16
July
2015
|
08:00
America/Tegucigalpa

UAlberta scientists part of unprecedented worldwide biodiversity study

We are hopeful that by understanding the core relationships between land productivity and biodiversity, we can then refine management recommendations for land users with the goal of enhancing both economic and environmental outcomes.
J.C. Cahill

Findings indicate both high and low productivity regions have reduced plant species diversity.

By JENNIFER PASCOE

Humans depend on high levels of ecosystem biodiversity, but due to climate change and changes in land use, biodiversity loss is now greater than at any time in human history. Five University of Alberta researchers, including students, participated in a leading global study to determine whether there are widespread and consistent patterns in plant biodiversity.
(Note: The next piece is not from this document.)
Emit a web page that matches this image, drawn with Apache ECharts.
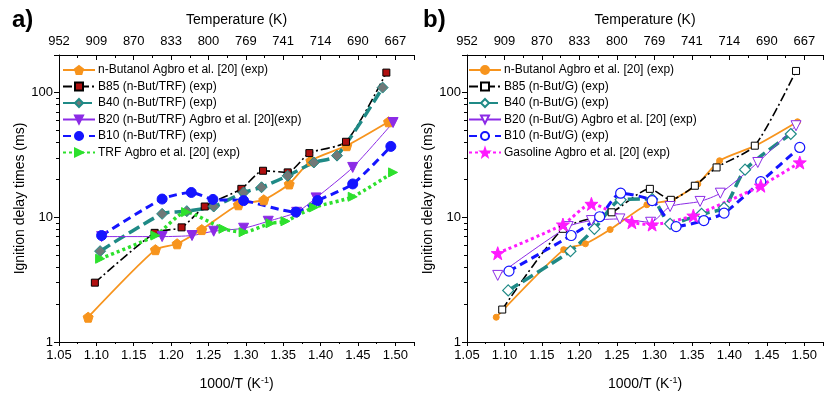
<!DOCTYPE html>
<html>
<head>
<meta charset="utf-8">
<script src="https://cdn.jsdelivr.net/npm/echarts@6/dist/echarts.min.js"></script>
<style>
  html, body { margin: 0; padding: 0; background: #fff; }
  #chart { width: 825px; height: 402px; }
</style>
</head>
<body>
<div id="chart"></div>
<script>
// 1000/T (K^-1) vs ignition delay (ms)
const butanol = [[1.089, 1.58], [1.179, 5.5], [1.208, 6.13], [1.241, 7.97], [1.290, 12.6], [1.324, 13.8], [1.358, 18.5], [1.387, 28.4], [1.435, 37.5], [1.491, 58.3]]

// panel a) n-Butanol / TRF
const b85Trf = [[1.098, 2.99], [1.178, 7.5], [1.214, 8.3], [1.245, 12.2], [1.294, 16.9], [1.323, 23.6], [1.356, 22.9], [1.385, 32.7], [1.434, 40.3], [1.488, 144.5]]
const b40Trf = [[1.105, 5.35], [1.188, 10.65], [1.221, 11.2], [1.257, 12.2], [1.297, 15.8], [1.321, 17.4], [1.356, 21.5], [1.391, 27.5], [1.422, 31.2], [1.483, 109.6]]
const b20Trf = [[1.107, 7.0], [1.188, 7.0], [1.228, 7.14], [1.257, 7.73], [1.297, 8.17], [1.330, 9.29], [1.368, 10.96], [1.394, 14.3], [1.443, 25.1], [1.497, 57.5]]
const b10Trf = [[1.107, 7.14], [1.188, 14.0], [1.227, 15.8], [1.256, 13.9], [1.297, 13.6], [1.367, 11.0], [1.396, 13.6], [1.443, 18.5], [1.494, 37.0]]
const trf = [[1.105, 4.65], [1.179, 7.14], [1.220, 11.0], [1.270, 8.08], [1.297, 7.59], [1.333, 8.95], [1.353, 9.29], [1.391, 12.0], [1.443, 14.6], [1.497, 22.9]]

// panel b) n-Butanol / gasoline
const b85G = [[1.097, 1.82], [1.178, 8.08], [1.243, 10.96], [1.294, 16.9], [1.322, 13.8], [1.354, 17.9], [1.383, 25.1], [1.434, 37.5], [1.489, 149]]
const b40G = [[1.105, 2.59], [1.188, 5.35], [1.220, 8.08], [1.255, 13.8], [1.297, 14.0], [1.321, 8.86], [1.363, 10.65], [1.393, 11.9], [1.421, 24.1], [1.482, 46.5]]
const b20G = [[1.091, 3.42], [1.185, 8.42], [1.216, 9.41], [1.254, 9.7], [1.295, 9.12], [1.321, 12.2], [1.361, 13.4], [1.388, 15.6], [1.438, 27.5], [1.489, 54.2]]
const b10G = [[1.106, 3.70], [1.189, 7.14], [1.227, 10.1], [1.255, 15.6], [1.297, 13.6], [1.329, 8.42], [1.366, 9.41], [1.393, 10.8], [1.442, 19.3], [1.494, 36.3]]
const gasoline = [[1.091, 5.15], [1.178, 8.74], [1.216, 12.8], [1.270, 9.12], [1.297, 8.74], [1.352, 10.3], [1.442, 17.9], [1.494, 27.5]]

const tempTicks = [952, 909, 870, 833, 800, 769, 741, 714, 690, 667]
const xMin = 1.05
const xMax = 1.525
const xStep = 0.05

const FONT = 'Liberation Sans, Arial, sans-serif'
const pentagon = 'path://M0,-10L9.51,-3.09L5.88,8.09L-5.88,8.09L-9.51,-3.09Z'
const star = 'path://M0,-10L2.35,-3.24L9.51,-3.09L3.8,1.24L5.88,8.09L0,4L-5.88,8.09L-3.8,1.24L-9.51,-3.09L-2.35,-3.24Z'

function bottomAxis(gridIndex) {
  return {
    type: 'value', gridIndex, position: 'bottom',
    min: xMin, max: xMax, interval: xStep,
    name: '1000/T (K{sup|-1})', nameLocation: 'middle', nameGap: 34,
    nameTextStyle: { fontFamily: FONT, fontSize: 14, color: '#000', rich: { sup: { fontSize: 9, verticalAlign: 'top', padding: [0, 0, 8, 0] } } },
    axisLine: { lineStyle: { color: '#000', width: 1 } },
    axisTick: { length: 4, lineStyle: { color: '#000' } },
    minorTick: { show: true, splitNumber: 2, length: 2, lineStyle: { color: '#000' } },
    axisLabel: { fontFamily: FONT, fontSize: 13, color: '#000', margin: 7, showMaxLabel: false, formatter: v => v.toFixed(2) },
    splitLine: { show: false },
  }
}

function topAxis(gridIndex) {
  return {
    type: 'value', gridIndex, position: 'top',
    min: xMin, max: xMax, interval: xStep,
    name: 'Temperature (K)', nameLocation: 'middle', nameGap: 28,
    nameTextStyle: { fontFamily: FONT, fontSize: 14, color: '#000' },
    axisLine: { lineStyle: { color: '#000', width: 1 } },
    axisTick: { inside: true, length: 5, lineStyle: { color: '#000' } },
    minorTick: { show: true, splitNumber: 2, length: 3, lineStyle: { color: '#000' } },
    axisLabel: {
      fontFamily: FONT, fontSize: 13, color: '#000', margin: 7, showMaxLabel: false,
      formatter: v => {
        const i = Math.round((v - xMin) / xStep)
        return tempTicks[i] !== undefined ? String(tempTicks[i]) : ''
      },
    },
    splitLine: { show: false },
  }
}

function yAxis(gridIndex) {
  return {
    type: 'log', gridIndex, logBase: 10, min: 1, max: 200,
    name: 'Ignition delay times (ms)', nameLocation: 'middle', nameGap: 32,
    nameTextStyle: { fontFamily: FONT, fontSize: 14, color: '#000' },
    axisLine: { show: true, lineStyle: { color: '#000', width: 1 } },
    axisTick: { show: true, length: 5, lineStyle: { color: '#000' } },
    minorTick: { show: true, splitNumber: 9, length: 3, lineStyle: { color: '#000' } },
    axisLabel: { fontFamily: FONT, fontSize: 13, color: '#000', margin: 6, showMaxLabel: false },
    splitLine: { show: false },
  }
}

function line(name, data, xAxisIndex, opt) {
  return {
    name, type: 'line', data, xAxisIndex, yAxisIndex: xAxisIndex === 0 ? 0 : 1,
    smooth: 0.22,
    symbol: opt.symbol, symbolSize: opt.size, symbolRotate: opt.rotate || 0,
    lineStyle: { color: opt.color, width: opt.width, type: opt.dash || 'solid' },
    itemStyle: { color: opt.fill || opt.color, borderColor: opt.border || opt.color, borderWidth: opt.borderWidth || 1 },
    z: opt.z || 2,
  }
}

const ORANGE = '#f7941d'
const TEAL = '#1f8a86'
const PURPLE = '#8c2be6'
const BLUE = '#1414ff'
const GREEN = '#2de02d'
const MAGENTA = '#ff1aff'

const leftNames = ['n-Butanol Agbro et al. [20] (exp)', 'B85 (n-But/TRF) (exp)', 'B40 (n-But/TRF) (exp)',
  'B20 (n-But/TRF) Agbro et al. [20](exp)', 'B10 (n-But/TRF) (exp)', 'TRF Agbro et al. [20] (exp)']
const rightNames = ['n-Butanol Agbro et al. [20] (exp) ', 'B85 (n-But/G) (exp)', 'B40 (n-But/G) (exp)',
  'B20 (n-But/G) Agbro et al. [20] (exp)', 'B10 (n-But/G) (exp)', 'Gasoline Agbro et al. [20] (exp)']

const series = [
  line(leftNames[0], butanol, 0, { symbol: pentagon, size: 10, color: ORANGE, width: 1.8 }),
  line(leftNames[1], b85Trf, 0, { symbol: 'rect', size: 7, color: '#000', fill: '#b01010', border: '#000', width: 1.6, dash: [9, 3, 2, 3] }),
  line(leftNames[2], b40Trf, 0, { symbol: 'diamond', size: 11, color: TEAL, fill: '#707878', border: TEAL, width: 3.5, dash: [12, 5] }),
  line(leftNames[3], b20Trf, 0, { symbol: 'triangle', size: 10, rotate: 180, color: PURPLE, width: 1 }),
  line(leftNames[4], b10Trf, 0, { symbol: 'circle', size: 10, color: BLUE, width: 3, dash: [8, 5] }),
  line(leftNames[5], trf, 0, { symbol: 'triangle', size: 9, rotate: -90, color: GREEN, width: 3.5, dash: [3, 3] }),

  line(rightNames[0], butanol, 2, { symbol: 'circle', size: 6, color: ORANGE, width: 1.8 }),
  line(rightNames[1], b85G, 2, { symbol: 'rect', size: 7, color: '#000', fill: '#fff', border: '#000', width: 1.6, dash: [9, 3, 2, 3] }),
  line(rightNames[2], b40G, 2, { symbol: 'diamond', size: 11, color: TEAL, fill: '#fff', border: TEAL, width: 3.5, dash: [12, 5], borderWidth: 1.2 }),
  line(rightNames[3], b20G, 2, { symbol: 'triangle', size: 10, rotate: 180, color: PURPLE, fill: '#fff', border: PURPLE, width: 1 }),
  line(rightNames[4], b10G, 2, { symbol: 'circle', size: 10, color: BLUE, fill: '#fff', border: BLUE, width: 3, dash: [8, 5], borderWidth: 1.2 }),
  line(rightNames[5], gasoline, 2, { symbol: star, size: 13, color: MAGENTA, width: 3, dash: [3, 3] }),
]

const legendBase = {
  orient: 'vertical', itemWidth: 32, itemHeight: 10, itemGap: 4.5,
  textStyle: { fontFamily: FONT, fontSize: 12, color: '#000', padding: [0, 0, 0, -2] },
  backgroundColor: 'transparent', padding: 0,
}

const chart = echarts.init(document.getElementById('chart'), null, { renderer: 'canvas' })
chart.setOption({
  animation: false,
  backgroundColor: '#fff',
  title: [
    { text: 'a)', left: 7, top: 3, textStyle: { fontFamily: FONT, fontSize: 24, fontWeight: 'bold', color: '#000' } },
    { text: 'b)', left: 418, top: 3, textStyle: { fontFamily: FONT, fontSize: 24, fontWeight: 'bold', color: '#000' } },
  ],
  legend: [
    Object.assign({ left: 62, top: 64, data: leftNames }, legendBase),
    Object.assign({ left: 468, top: 64, data: rightNames }, legendBase),
  ],
  grid: [
    { left: 59, top: 55, width: 355, height: 287 },
    { left: 467, top: 55, width: 356, height: 287 },
  ],
  xAxis: [bottomAxis(0), topAxis(0), bottomAxis(1), topAxis(1)],
  yAxis: [yAxis(0), yAxis(1)],
  series,
})
</script>
</body>
</html>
Sixty-two scientists from 19 countries spanning six continents studied the relationships between plant biomass production and species diversity, culminating in a paper appearing in Science, the world’s leading journal for cutting-edge scientific research. Findings in the paper, “Worldwide Evidence of a Unimodal Relationship between Productivity and Plant Species Richness,” reveal a consistent biological rule governing the link between plant biomass and species richness in grassland ecosystems—plant species diversity is generally greatest at intermediate levels of plant biomass. The results help unveil how natural systems operate and have global ramifications for managing and conserving grassland biodiversity.

 

Future focus

“Before we can even begin to hope to reduce the dramatic loss of species the world is currently experiencing, we need to first have a clear understanding of where we should and should not expect biodiversity to be high or low,” notes study author J.C. Cahill, professor in the U of A's Department of Biological Sciences. “In this study, we were asking a very simple question: is there a consistent ‘rule’ governing how grassland plant diversity varies with local productivity? We are trying to determine how many regions of the world operate in the context of biodiversity patterns.”
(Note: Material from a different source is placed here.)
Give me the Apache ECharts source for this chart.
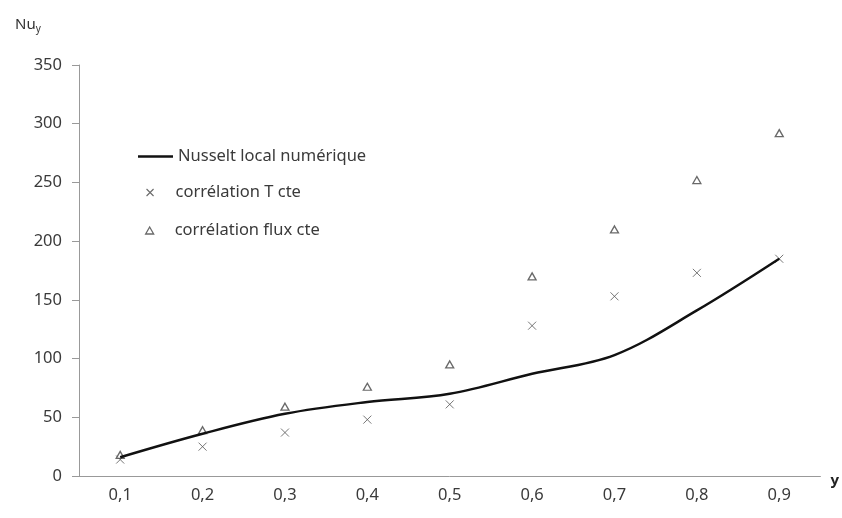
<!DOCTYPE html>
<html><head><meta charset="utf-8">
<script src="https://cdn.jsdelivr.net/npm/echarts@6/dist/echarts.min.js"></script>
<style>html,body{margin:0;padding:0;background:#fff}#c{width:842px;height:518px}</style>
</head><body><div id="c"></div>
<script>
var categories = ['0,1','0,2','0,3','0,4','0,5','0,6','0,7','0,8','0,9'];
var nusseltNum = [16, 36, 53, 63, 70, 87, 103, 141, 185];
var corrT = [14, 25, 37, 48, 61, 128, 153, 173, 185];
var corrFlux = [18, 39, 59, 76, 95, 170, 210, 252, 292];
var yTicks = [0, 350, 50];
var names = ['Nusselt local numérique', 'corrélation T cte', 'corrélation flux cte'];

var FONT = 'Noto Sans';
var FS = 16.5;
var TXT = '#3a3a3a';
var crossPath = 'path://M0,0L10,10M10,0L0,10';
var chart = echarts.init(document.getElementById('c'), null, {renderer: 'canvas'});
var legendText = {fontFamily: FONT, fontSize: FS, color: TXT};
chart.setOption({
  animation: false,
  backgroundColor: '#fff',
  grid: {left: 79, right: 20, top: 65, bottom: 42, containLabel: false},
  legend: [
    {left: 133, top: 143, itemWidth: 35, itemHeight: 2.5, textStyle: legendText,
     data: [{name: names[0], icon: 'rect'}]},
    {left: 141, top: 179, itemWidth: 7, itemHeight: 7, textStyle: Object.assign({padding: [0,0,0,17]}, legendText),
     data: [{name: names[1], icon: crossPath, itemStyle: {color: 'transparent', borderColor: '#444', borderWidth: 1.1}}]},
    {left: 140, top: 217, itemWidth: 8, itemHeight: 7, textStyle: Object.assign({padding: [0,0,0,16]}, legendText),
     data: [{name: names[2], icon: 'triangle', itemStyle: {color: '#fff', borderColor: '#444', borderWidth: 1.3}}]}
  ],
  xAxis: {
    type: 'category', data: categories, boundaryGap: true,
    name: 'y', nameLocation: 'end', nameGap: 10,
    nameTextStyle: {fontFamily: FONT, fontSize: 15, fontWeight: 'bold', color: '#222', verticalAlign: 'top', padding: [-3,0,0,0]},
    axisLine: {lineStyle: {color: '#999', width: 1}},
    axisTick: {show: false},
    axisLabel: {fontFamily: FONT, fontSize: FS, color: TXT, margin: 11},
    splitLine: {show: false}
  },
  yAxis: {
    type: 'value', min: yTicks[0], max: yTicks[1], interval: yTicks[2],
    name: '{a|Nu}{b|y}', nameLocation: 'end', nameGap: 0,
    nameTextStyle: {align: 'left', rich: {
      a: {fontFamily: FONT, fontSize: 15, color: '#333'},
      b: {fontFamily: FONT, fontSize: 10, color: '#333', verticalAlign: 'bottom', padding: [8,0,0,0]}
    }, padding: [0, 0, 31, -64]},
    axisLine: {show: true, lineStyle: {color: '#999', width: 1}},
    axisTick: {show: true, length: 7, lineStyle: {color: '#999'}},
    axisLabel: {fontFamily: FONT, fontSize: FS, color: TXT, margin: 17},
    splitLine: {show: false}
  },
  series: [
    {name: names[0], type: 'line', data: nusseltNum, smooth: 0.35, showSymbol: false, symbol: 'none',
     lineStyle: {color: '#111', width: 2.5}, itemStyle: {color: '#111'}, z: 3},
    {name: names[1], type: 'scatter', data: corrT, symbol: crossPath, symbolSize: 8,
     itemStyle: {color: 'transparent', borderColor: '#555', borderWidth: 1}},
    {name: names[2], type: 'scatter', data: corrFlux, symbol: 'triangle', symbolSize: [8, 7],
     itemStyle: {color: '#fff', borderColor: '#444', borderWidth: 1.3}}
  ]
});
</script></body></html>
Cahill views this critical step in understanding as similar to learning how an engine operates before trying to fix a car. “Leaning under the hood without any clear vision of what parts should be connected will cause all sorts of frustration. It is much easier to make the necessary adjustments once you learn how the system operates.”

Cahill and his U of A colleagues Jonathan Bennett, Edward Bork, Cameron Carlyle, and Gisela Stotz conducted field work at the Roy Berg Kinsella research ranch and Mattheis research ranch in Alberta, while their other 57 co-contributors collected samples from locations all over the world.

Ecosystem productivity, one factor considered responsible for regulating plant biodiversity, has long been a subject of debate. This new research is groundbreaking in that it reaffirms a foundational theory and effectively refutes a prior article in Science that purported to disprove the theory.

“As the underlying causes of biodiversity loss are highly contentious, this will be an active area of research for decades,” Cahill notes. “We are hopeful that by understanding the core relationships between land productivity and biodiversity, we can then refine management recommendations for land users with the goal of enhancing both economic and environmental outcomes.”